Stored data

* Start *

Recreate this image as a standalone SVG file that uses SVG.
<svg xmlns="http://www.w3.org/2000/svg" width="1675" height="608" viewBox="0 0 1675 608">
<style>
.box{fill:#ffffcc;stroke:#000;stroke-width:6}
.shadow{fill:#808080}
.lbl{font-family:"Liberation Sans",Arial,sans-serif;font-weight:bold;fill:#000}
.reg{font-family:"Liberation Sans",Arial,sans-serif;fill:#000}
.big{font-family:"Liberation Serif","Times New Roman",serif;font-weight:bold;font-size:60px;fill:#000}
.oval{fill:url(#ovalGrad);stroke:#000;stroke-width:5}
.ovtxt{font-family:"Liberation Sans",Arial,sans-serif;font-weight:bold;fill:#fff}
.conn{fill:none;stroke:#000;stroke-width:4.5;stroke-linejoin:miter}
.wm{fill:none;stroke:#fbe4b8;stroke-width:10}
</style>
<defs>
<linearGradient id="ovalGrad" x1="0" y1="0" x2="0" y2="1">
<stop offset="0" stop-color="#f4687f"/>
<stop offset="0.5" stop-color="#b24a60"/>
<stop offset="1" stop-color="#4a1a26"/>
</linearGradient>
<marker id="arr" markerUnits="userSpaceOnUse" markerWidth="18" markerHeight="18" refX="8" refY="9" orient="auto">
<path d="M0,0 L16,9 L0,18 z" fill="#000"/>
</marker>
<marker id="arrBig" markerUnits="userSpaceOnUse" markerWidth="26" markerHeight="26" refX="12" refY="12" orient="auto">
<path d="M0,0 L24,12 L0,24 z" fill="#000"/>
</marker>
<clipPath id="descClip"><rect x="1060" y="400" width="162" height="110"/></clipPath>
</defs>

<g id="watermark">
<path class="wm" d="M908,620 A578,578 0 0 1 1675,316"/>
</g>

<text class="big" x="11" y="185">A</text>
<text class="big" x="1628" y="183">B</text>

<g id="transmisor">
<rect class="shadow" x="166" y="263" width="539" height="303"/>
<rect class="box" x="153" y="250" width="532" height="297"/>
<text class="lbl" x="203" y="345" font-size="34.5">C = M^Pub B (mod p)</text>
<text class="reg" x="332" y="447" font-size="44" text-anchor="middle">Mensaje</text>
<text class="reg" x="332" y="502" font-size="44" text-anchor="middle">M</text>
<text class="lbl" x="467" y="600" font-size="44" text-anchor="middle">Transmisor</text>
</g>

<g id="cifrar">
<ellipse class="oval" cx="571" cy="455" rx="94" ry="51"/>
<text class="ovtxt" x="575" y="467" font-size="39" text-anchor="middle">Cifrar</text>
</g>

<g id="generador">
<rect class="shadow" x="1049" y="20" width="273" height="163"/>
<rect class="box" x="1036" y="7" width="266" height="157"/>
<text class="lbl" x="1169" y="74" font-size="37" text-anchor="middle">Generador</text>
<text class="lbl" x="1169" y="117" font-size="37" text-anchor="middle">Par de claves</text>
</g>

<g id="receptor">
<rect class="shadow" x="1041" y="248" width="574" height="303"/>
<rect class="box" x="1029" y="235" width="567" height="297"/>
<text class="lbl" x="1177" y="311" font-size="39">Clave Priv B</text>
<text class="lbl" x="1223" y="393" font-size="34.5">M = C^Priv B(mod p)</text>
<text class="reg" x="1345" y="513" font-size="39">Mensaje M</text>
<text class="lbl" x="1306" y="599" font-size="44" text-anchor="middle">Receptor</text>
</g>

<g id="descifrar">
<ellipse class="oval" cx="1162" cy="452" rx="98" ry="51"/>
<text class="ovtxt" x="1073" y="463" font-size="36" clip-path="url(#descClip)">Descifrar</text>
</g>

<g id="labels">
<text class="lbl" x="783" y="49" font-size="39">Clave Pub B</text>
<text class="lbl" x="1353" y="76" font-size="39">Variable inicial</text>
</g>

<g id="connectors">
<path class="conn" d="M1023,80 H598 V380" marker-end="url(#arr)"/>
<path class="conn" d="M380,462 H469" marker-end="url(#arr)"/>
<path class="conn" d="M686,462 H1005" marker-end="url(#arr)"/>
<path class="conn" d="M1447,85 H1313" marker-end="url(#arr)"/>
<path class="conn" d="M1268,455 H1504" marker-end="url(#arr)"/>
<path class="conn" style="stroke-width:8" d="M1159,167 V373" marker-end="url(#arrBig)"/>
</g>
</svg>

* End *

Directions
Using the data above, return each line exactly as written.

The answer
Recreate this image as a standalone SVG file that uses SVG.
<svg xmlns="http://www.w3.org/2000/svg" width="1675" height="608" viewBox="0 0 1675 608">
<style>
.box{fill:#ffffcc;stroke:#000;stroke-width:6}
.shadow{fill:#808080}
.lbl{font-family:"Liberation Sans",Arial,sans-serif;font-weight:bold;fill:#000}
.reg{font-family:"Liberation Sans",Arial,sans-serif;fill:#000}
.big{font-family:"Liberation Serif","Times New Roman",serif;font-weight:bold;font-size:60px;fill:#000}
.oval{fill:url(#ovalGrad);stroke:#000;stroke-width:5}
.ovtxt{font-family:"Liberation Sans",Arial,sans-serif;font-weight:bold;fill:#fff}
.conn{fill:none;stroke:#000;stroke-width:4.5;stroke-linejoin:miter}
.wm{fill:none;stroke:#fbe4b8;stroke-width:10}
</style>
<defs>
<linearGradient id="ovalGrad" x1="0" y1="0" x2="0" y2="1">
<stop offset="0" stop-color="#f4687f"/>
<stop offset="0.5" stop-color="#b24a60"/>
<stop offset="1" stop-color="#4a1a26"/>
</linearGradient>
<marker id="arr" markerUnits="userSpaceOnUse" markerWidth="18" markerHeight="18" refX="8" refY="9" orient="auto">
<path d="M0,0 L16,9 L0,18 z" fill="#000"/>
</marker>
<marker id="arrBig" markerUnits="userSpaceOnUse" markerWidth="26" markerHeight="26" refX="12" refY="12" orient="auto">
<path d="M0,0 L24,12 L0,24 z" fill="#000"/>
</marker>
<clipPath id="descClip"><rect x="1060" y="400" width="162" height="110"/></clipPath>
</defs>

<g id="watermark">
<path class="wm" d="M908,620 A578,578 0 0 1 1675,316"/>
</g>

<text class="big" x="11" y="185">A</text>
<text class="big" x="1628" y="183">B</text>

<g id="transmisor">
<rect class="shadow" x="166" y="263" width="539" height="303"/>
<rect class="box" x="153" y="250" width="532" height="297"/>
<text class="lbl" x="203" y="345" font-size="34.5">C = M^Pub B (mod p)</text>
<text class="reg" x="332" y="447" font-size="44" text-anchor="middle">Mensaje</text>
<text class="reg" x="332" y="502" font-size="44" text-anchor="middle">M</text>
<text class="lbl" x="467" y="600" font-size="44" text-anchor="middle">Transmisor</text>
</g>

<g id="cifrar">
<ellipse class="oval" cx="571" cy="455" rx="94" ry="51"/>
<text class="ovtxt" x="575" y="467" font-size="39" text-anchor="middle">Cifrar</text>
</g>

<g id="generador">
<rect class="shadow" x="1049" y="20" width="273" height="163"/>
<rect class="box" x="1036" y="7" width="266" height="157"/>
<text class="lbl" x="1169" y="74" font-size="37" text-anchor="middle">Generador</text>
<text class="lbl" x="1169" y="117" font-size="37" text-anchor="middle">Par de claves</text>
</g>

<g id="receptor">
<rect class="shadow" x="1041" y="248" width="574" height="303"/>
<rect class="box" x="1029" y="235" width="567" height="297"/>
<text class="lbl" x="1177" y="311" font-size="39">Clave Priv B</text>
<text class="lbl" x="1223" y="393" font-size="34.5">M = C^Priv B(mod p)</text>
<text class="reg" x="1345" y="513" font-size="39">Mensaje M</text>
<text class="lbl" x="1306" y="599" font-size="44" text-anchor="middle">Receptor</text>
</g>

<g id="descifrar">
<ellipse class="oval" cx="1162" cy="452" rx="98" ry="51"/>
<text class="ovtxt" x="1073" y="463" font-size="36" clip-path="url(#descClip)">Descifrar</text>
</g>

<g id="labels">
<text class="lbl" x="783" y="49" font-size="39">Clave Pub B</text>
<text class="lbl" x="1353" y="76" font-size="39">Variable inicial</text>
</g>

<g id="connectors">
<path class="conn" d="M1023,80 H598 V380" marker-end="url(#arr)"/>
<path class="conn" d="M380,462 H469" marker-end="url(#arr)"/>
<path class="conn" d="M686,462 H1005" marker-end="url(#arr)"/>
<path class="conn" d="M1447,85 H1313" marker-end="url(#arr)"/>
<path class="conn" d="M1268,455 H1504" marker-end="url(#arr)"/>
<path class="conn" style="stroke-width:8" d="M1159,167 V373" marker-end="url(#arrBig)"/>
</g>
</svg>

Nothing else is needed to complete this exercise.